By Ben Tavener, Senior Contributing Reporter
SÃO PAULO, BRAZIL – An investigation has found that some of Brazil’s port terminals are still not operating twenty-four hours a day, despite the introduction of the Porto 24 horas (24-Hour Port) program nearly a month ago, aimed at improving the ports’ efficiency.
According to the report by O Globo newspaper, the effect of the introduction of the program at ports in Rio, Santos (São Paulo state) and Paranaguá (Paraná state), has had virtually no effect.
Rio’s main port terminal was supposed to begin round-the-clock operations on April 19th. However, work after traditional business hours is said to be slow: reports say virtually no loading or unloading has been seen after hours, and that the two major port authorities needed for processing freight through the ports – the Federal Revenue Service (Receita Federal) and the main inspectorate (Anvisa) – have been closed as usual.

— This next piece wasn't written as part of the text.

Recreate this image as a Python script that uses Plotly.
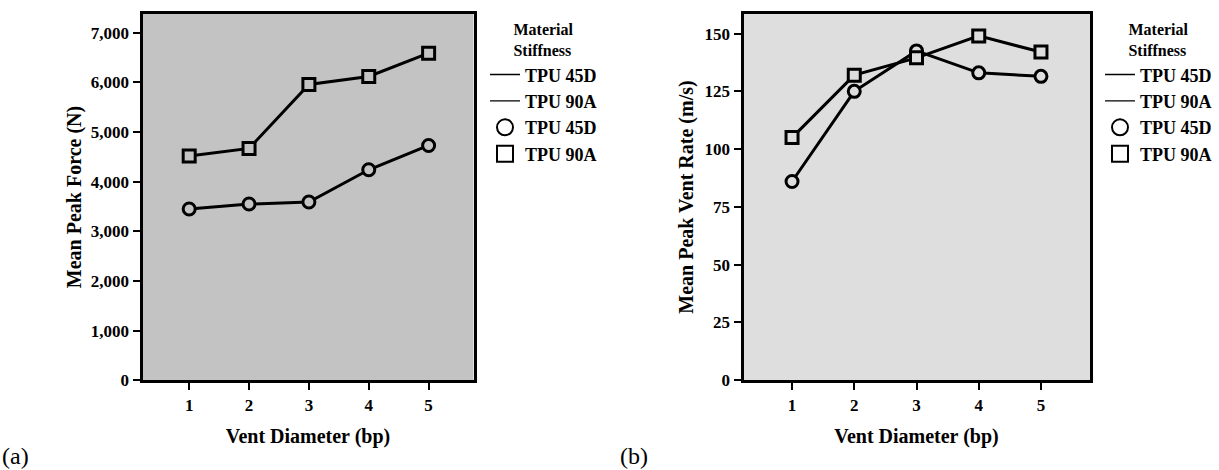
import plotly.graph_objects as go
from plotly.subplots import make_subplots

# Vent diameter categories (bp)
vent_diameter = [1, 2, 3, 4, 5]

# (a) Mean peak force (N)
force_tpu45d = [3450, 3550, 3590, 4240, 4730]
force_tpu90a = [4520, 4670, 5960, 6120, 6590]

# (b) Mean peak vent rate (m/s)
rate_tpu45d = [86, 125, 142.5, 133, 131.5]
rate_tpu90a = [105, 132, 139.5, 149, 142]

series_names = ["TPU 45D", "TPU 90A"]
force_ticks = [0, 1000, 2000, 3000, 4000, 5000, 6000, 7000]
rate_ticks = [0, 25, 50, 75, 100, 125, 150]

W, H = 1219, 470
SERIF = "Liberation Serif, Times New Roman, serif"
BG_A = "#c3c3c3"
BG_B = "#dedede"

fig = make_subplots(rows=1, cols=2)


def add_panel(fig, col, y45, y90, bg, legend_id):
    xref = "x" if col == 1 else "x2"
    yref = "y" if col == 1 else "y2"
    for yv, sym in ((y45, "circle"), (y90, "square")):
        fig.add_trace(go.Scatter(
            x=vent_diameter, y=yv, mode="lines+markers",
            line=dict(color="black", width=3),
            marker=dict(symbol=sym, size=12, color=bg,
                        line=dict(color="black", width=3)),
            showlegend=False, hoverinfo="x+y"), row=1, col=col)
    # legend entries: line styles, then marker symbols
    for name in series_names:
        fig.add_trace(go.Scatter(
            x=[None], y=[None], mode="lines", name=name,
            line=dict(color="black", width=1.3),
            legend=legend_id, xaxis=xref, yaxis=yref))
    for name, sym in zip(series_names, ["circle-open", "square-open"]):
        fig.add_trace(go.Scatter(
            x=[None], y=[None], mode="markers", name=name,
            marker=dict(symbol=sym, size=18, color="black",
                        line=dict(color="black", width=2)),
            legend=legend_id, xaxis=xref, yaxis=yref))


add_panel(fig, 1, force_tpu45d, force_tpu90a, BG_A, "legend")
add_panel(fig, 2, rate_tpu45d, rate_tpu90a, BG_B, "legend2")

axis_common = dict(
    showline=True, linecolor="black", linewidth=3, mirror=True,
    ticks="outside", ticklen=7, tickwidth=2, tickcolor="black",
    showgrid=False, zeroline=False,
    tickfont=dict(family=SERIF, size=17, color="black", weight="bold"),
)
title_font = dict(family=SERIF, size=20, color="black", weight="bold")

y_top = 1 - 14 / H
y_bot = 1 - 388.5 / H

fig.update_xaxes(axis_common)
fig.update_yaxes(axis_common)

fig.update_layout(
    xaxis=dict(domain=[142.5 / W, 473.5 / W], range=[0.22, 5.75],
               tickvals=vent_diameter,
               title=dict(text="Vent Diameter (bp)", font=title_font, standoff=16)),
    xaxis2=dict(domain=[743.5 / W, 1089.5 / W], range=[0.22, 5.78],
                tickvals=vent_diameter,
                title=dict(text="Vent Diameter (bp)", font=title_font, standoff=16)),
    yaxis=dict(domain=[y_bot, y_top], range=[0, 7385], tickvals=force_ticks,
               tickformat=",d",
               title=dict(text="Mean Peak Force (N)", font=title_font, standoff=4)),
    yaxis2=dict(domain=[y_bot, y_top], range=[0, 158.6], tickvals=rate_ticks,
                title=dict(text="Mean Peak Vent Rate (m/s)", font=title_font, standoff=6)),
)

legend_common = dict(
    yanchor="top", y=1 - 15 / H, xanchor="left",
    bgcolor="rgba(0,0,0,0)", borderwidth=0,
    font=dict(family=SERIF, size=18, color="black", weight="bold"),
    title=dict(text="Material<br>Stiffness", side="top center",
               font=dict(family=SERIF, size=16, color="black", weight="bold")),
    itemsizing="trace", tracegroupgap=0,
)
fig.update_layout(
    legend=dict(legend_common, x=485 / W),
    legend2=dict(legend_common, x=1100 / W),
)

# panel labels
for label, xpos in (("(a)", 0), ("(b)", 618)):
    fig.add_annotation(
        text=label, xref="paper", yref="paper", x=xpos / W, y=-11 / H,
        xanchor="left", yanchor="bottom", showarrow=False,
        font=dict(family=SERIF, size=24, color="black"))

fig.update_layout(
    width=W, height=H,
    margin=dict(l=0, r=0, t=0, b=0),
    paper_bgcolor="white",
    plot_bgcolor=BG_A,
)
# separate background for second panel
fig.add_shape(type="rect", xref="x2 domain", yref="y2 domain",
              x0=0, x1=1, y0=0, y1=1, fillcolor=BG_B, line_width=0, layer="below")

fig.write_html("out.html")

However, customs officials responded by saying that demand does not yet warrant twenty-four-hour operations; others also say that the Rio terminal does not have the right facilities for night inspections.
São Paulo’s main port at Santos, Brazil’s largest port complex, was reported to be working extended hours, but still struggling to cope, with trucks snaking out of the terminal. A lack of security overnight has been cited by companies and drivers who do not want to be queuing during the dark and instead prefer to arrive in the morning.
However, Rio and São Paulo are widely reported to suffer from congestion problems at certain times during the day, and both industry experts and central government officials say freight needs to be more evenly spread through the 24-hour cycle to allow the ports to reach maximum efficiency.
Brazil’s ports have been included in a sweeping package of public-private concession programs totaling R$242 billion (around US$121 billion), announced by the government for improvements to the country’s infrastructure, which also includes airports, roads and railways.
Although voting over the Port Reform Bill has stalled, the government has earmarked over R$54 billion for 159 port projects through Brazil. Improvements to infrastructure and reductions in other limiting factors, such as bureaucracy, are seen as crucial to stimulating the economy and shoring up the country’s ability to trade globally in the future.